Plaintiffs allege that Flint residents cannot be expected to rely upon the very same authorities that created the crisisand then ignored, covered up, or dismissed concerns about it—to fix the problem. Which is why, they say, a federal court must step in.

The lawsuit is not seeking monetary damages.

Speaking on a press call Wednesday morning, Flint resident Rev. Allen Overton, a member of Concerned Pastors for Social Action, which is also named as a plaintiff in the suit, said he was born and raised in Flint, a majority-Black city that has “had more than its fair share of hard times.” Flint has a 41 percent poverty rate and a quarter of its working-age residents are unemployed, according to the lawsuit.

“But even a struggling cash-strapped city must abide by the laws that ensure the basic rights of American citizens including the right to safe water,” Rev.
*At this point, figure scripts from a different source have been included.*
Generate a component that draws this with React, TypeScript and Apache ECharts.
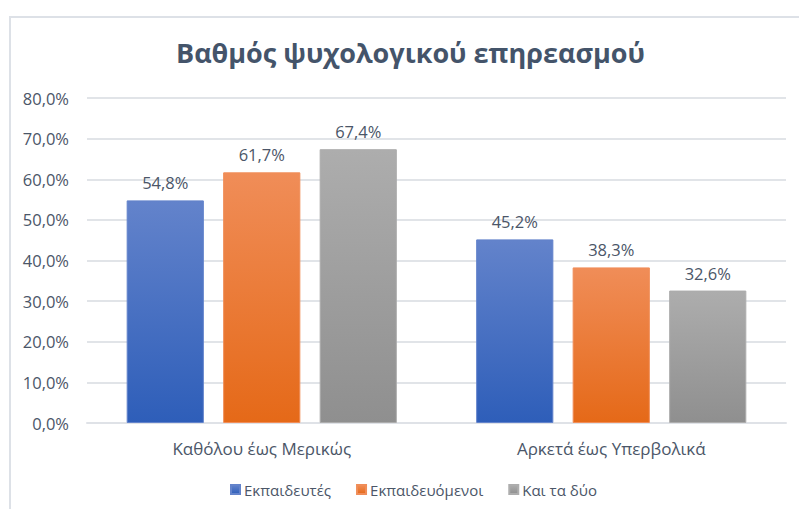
import React, { useEffect, useRef } from "react";
import * as echarts from "echarts";

const categories = ["Καθόλου έως Μερικώς", "Αρκετά έως Υπερβολικά"];
const seriesNames = ["Εκπαιδευτές", "Εκπαιδευόμενοι", "Και τα δύο"];
const educators = [54.8, 45.2];
const trainees = [61.7, 38.3];
const both = [67.4, 32.6];
const yTicks = { min: 0, max: 80, interval: 10 };

const FONT = "'Open Sans', 'Noto Sans', sans-serif";
const TEXT = "#4b5668";

const grad = (top: string, bottom: string) =>
  new echarts.graphic.LinearGradient(0, 0, 0, 1, [
    { offset: 0, color: top },
    { offset: 1, color: bottom },
  ]);

const fmt = (v: number) => v.toFixed(1).replace(".", ",") + "%";

export default function App() {
  const ref = useRef<HTMLDivElement>(null);
  useEffect(() => {
    if (!ref.current) return;
    const chart = echarts.init(ref.current, undefined, { renderer: "svg" });
    const colors = [
      ["#6383cb", "#2e5eb9", "#4472c4"],
      ["#f08d58", "#e56918", "#ed7d31"],
      ["#adadad", "#8f8f8f", "#a5a5a5"],
    ];
    const datas = [educators, trainees, both];
    chart.setOption({
      animation: false,
      title: {
        text: "Βαθμός ψυχολογικού επηρεασμού",
        left: 171,
        top: 34,
        textStyle: { fontFamily: FONT, fontSize: 27, fontWeight: "bold", color: "#44546a" },
      },
      graphic: [
        {
          type: "rect",
          shape: { x: 10, y: 17, width: 900, height: 700 },
          style: { fill: "none", stroke: "#dde1e7", lineWidth: 2 },
          silent: true,
        },
      ],
      legend: {
        top: 477,
        left: 225,
        icon: "rect",
        itemWidth: 9,
        itemHeight: 9,
        itemGap: 25,
        textStyle: { fontFamily: FONT, fontSize: 15, color: TEXT, padding: [0, 0, 0, -1] },
        data: seriesNames,
      },
      grid: { left: 87, right: 13, top: 98, bottom: 86 },
      xAxis: {
        type: "category",
        data: categories,
        axisLine: { lineStyle: { color: "#dfe2e7", width: 2 } },
        axisTick: { show: false },
        axisLabel: { fontFamily: FONT, fontSize: 17, color: TEXT, margin: 17 },
      },
      yAxis: {
        type: "value",
        min: yTicks.min,
        max: yTicks.max,
        interval: yTicks.interval,
        axisLine: { show: false },
        axisTick: { show: false },
        splitLine: { lineStyle: { color: "#e1e4e8", width: 2 } },
        axisLabel: {
          fontFamily: FONT,
          fontSize: 16.5,
          color: TEXT,
          margin: 18,
          formatter: (v: number) => fmt(v),
        },
      },
      series: seriesNames.map((name, i) => ({
        name,
        type: "bar",
        data: datas[i],
        barGap: "25%",
        barCategoryGap: "22.7%",
        itemStyle: {
          color: grad(colors[i][0], colors[i][1]),
          borderColor: colors[i][0],
          borderWidth: 1,
        },
        label: {
          show: true,
          position: "top",
          distance: 9,
          fontFamily: FONT,
          fontSize: 16.5,
          color: TEXT,
          formatter: (p: any) => fmt(p.value),
        },
      })),
      color: colors.map((c) => c[2]),
    });
    return () => chart.dispose();
  }, []);
  return <div ref={ref} style={{ width: 799, height: 509, position: "absolute", left: 0, top: 0 }} />;
}
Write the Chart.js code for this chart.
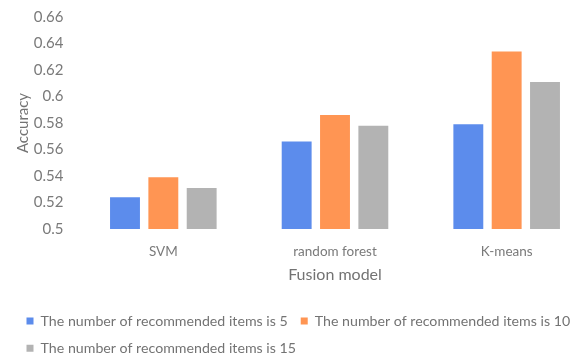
<!DOCTYPE html>
<html>
<head>
<meta charset="utf-8">
<script src="https://cdn.jsdelivr.net/npm/chart.js@4/dist/chart.umd.min.js"></script>
<style>
  html, body { margin: 0; padding: 0; background: #fff; }
  #wrap { width: 580px; height: 360px; overflow: hidden; position: relative; }
  canvas { display: block; }
</style>
</head>
<body>
<div id="wrap"><canvas id="accuracy" width="600" height="370"></canvas></div>
<script>
const models = ['SVM', 'random forest', 'K-means']
const acc5 = [0.524, 0.566, 0.579]
const acc10 = [0.539, 0.586, 0.634]
const acc15 = [0.531, 0.578, 0.611]
const seriesLabels = [
  'The number of recommended items is 5',
  'The number of recommended items is 10',
  'The number of recommended items is 15',
]
const yTicks = [0.5, 0.52, 0.54, 0.56, 0.58, 0.6, 0.62, 0.64, 0.66]

const BLUE = '#5c8cec'
const ORANGE = '#ff9553'
const GRAY = '#b3b3b3'
const TEXT = '#7a7a7a'
const FONT = 'Lato, "Open Sans", sans-serif'

Chart.defaults.font.family = FONT
Chart.defaults.color = TEXT

const ctx = document.getElementById('accuracy').getContext('2d')

const data = {
  labels: models,
  datasets: [
    { label: seriesLabels[0], data: acc5, backgroundColor: BLUE, yAxisID: 'y' },
    { label: seriesLabels[1], data: acc10, backgroundColor: ORANGE, yAxisID: 'y' },
    { label: seriesLabels[2], data: acc15, backgroundColor: GRAY, yAxisID: 'y' },
  ],
}

const config = {
  type: 'bar',
  data: data,
  options: {
    responsive: false,
    animation: false,
    layout: { padding: { left: 13.5, right: 0, top: 17, bottom: 4.7 } },
    datasets: {
      bar: { categoryPercentage: 0.67, barPercentage: 0.78 },
    },
    plugins: {
      tooltip: { enabled: false },
      legend: {
        position: 'bottom',
        align: 'start',
        labels: {
          boxWidth: 7,
          boxHeight: 7,
          padding: 13,
          color: '#737373',
          font: { size: 14.2 },
        },
      },
    },
    scales: {
      x: {
        grid: { display: false, drawTicks: false },
        border: { display: false },
        ticks: { padding: 14.2, color: TEXT, font: { size: 13.5 } },
        title: {
          display: true,
          text: 'Fusion model',
          color: '#737373',
          font: { size: 16 },
          padding: { top: 2, bottom: 16.3 },
        },
        afterFit: scale => { scale.height = 71.9 },
      },
      y: {
        min: 0.5,
        max: 0.66,
        grid: { display: false, drawTicks: false },
        border: { display: false },
        afterBuildTicks: scale => {
          scale.ticks = yTicks.map(v => ({ value: v }))
        },
        ticks: {
          padding: 14,
          color: TEXT,
          font: { size: 15 },
          callback: value => String(+value.toFixed(2)),
        },
        title: {
          display: true,
          text: 'Accuracy',
          color: '#737373',
          font: { size: 15 },
          padding: { top: 0.5, bottom: 0 },
        },
        afterFit: scale => {
          scale.width = 64
          // only half a label of headroom above the top tick
          scale.paddingTop = 9
        },
      },
      // blank strip on the right so the plot ends short of the canvas edge
      yRight: {
        position: 'right',
        grid: { display: false, drawTicks: false },
        border: { display: false },
        ticks: { display: false },
        afterFit: scale => { scale.width = 7.5 },
      },
    },
  },
}

const accuracyChart = new Chart(ctx, config)
</script>
</body>
</html>
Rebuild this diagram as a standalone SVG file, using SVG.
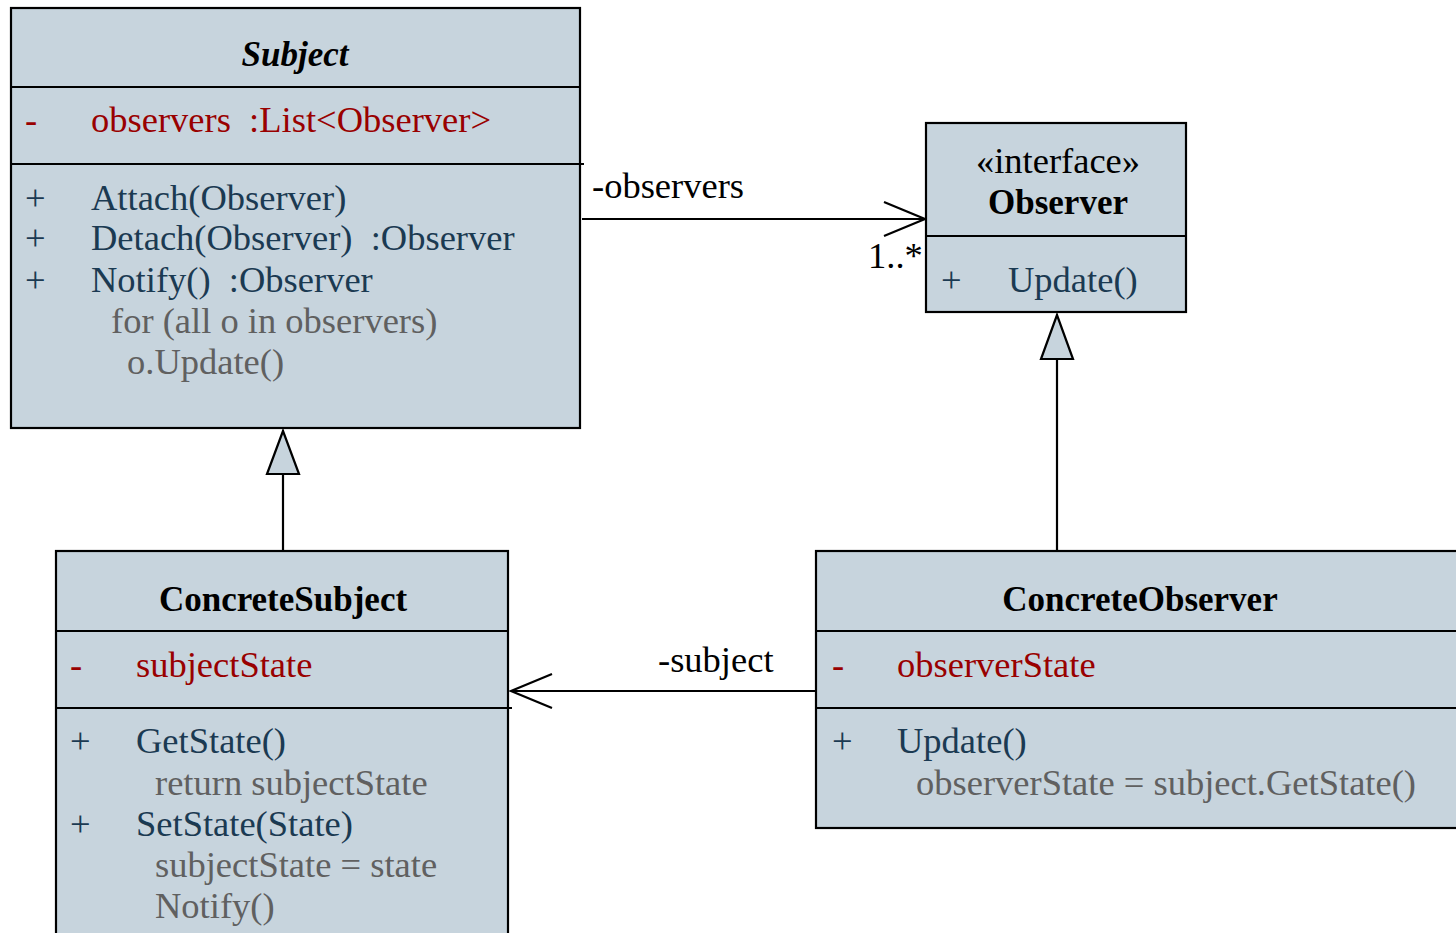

Overton stated, referring to the fact that Flint switched its water supply from Lake Huron to the Flint River in April 2014 in a bid to save $5 million in about two years. Soon after the switch, residents began complaining that their water was turning “brown, red, yellow and green,” and that they and their kids were losing hair and breaking out in rashes. Still, for over 18 months their protestations fell on deaf ears.

“Six months ago there were no cameras and a small group of concerned citizens, plus one ACLU reporter, sat in a church basement with 300 test kits from Virginia Tech,” Melissa Mays, also a plaintiff in the suit, and co-founder of the Flint grassroots group Water You Fighting For, said on Wednesday’s press call. She was referring to the team of volunteers that arrived last year in Flint to conduct independent testing of the city’s lead-to-water ratios. By the summer of 2015, some households had ratios of 13,000 parts per billion (ppb). According to the Environmental Protection Agency, lead concentration levels of over 15 ppb in household water sources require corrosion control action, while 5,000 ppb is considered hazardous waste.

Mays, a Flint resident and a mother of three boys, said it was the “consistent efforts, dedication, and sacrifice” of local families and activists that enabled the lawsuit and the current wave of national media interest in Flint.

“What happened to my family, the pain that my kids will suffer for the rest of their lives, the poison that we are still being forced to pay the highest rates in the nation for—all because of the failure of [city and state officials] to monitor and notify us that the water was unsafe—is horrifying,” she said. “What has happened to us should never happen to anyone again.”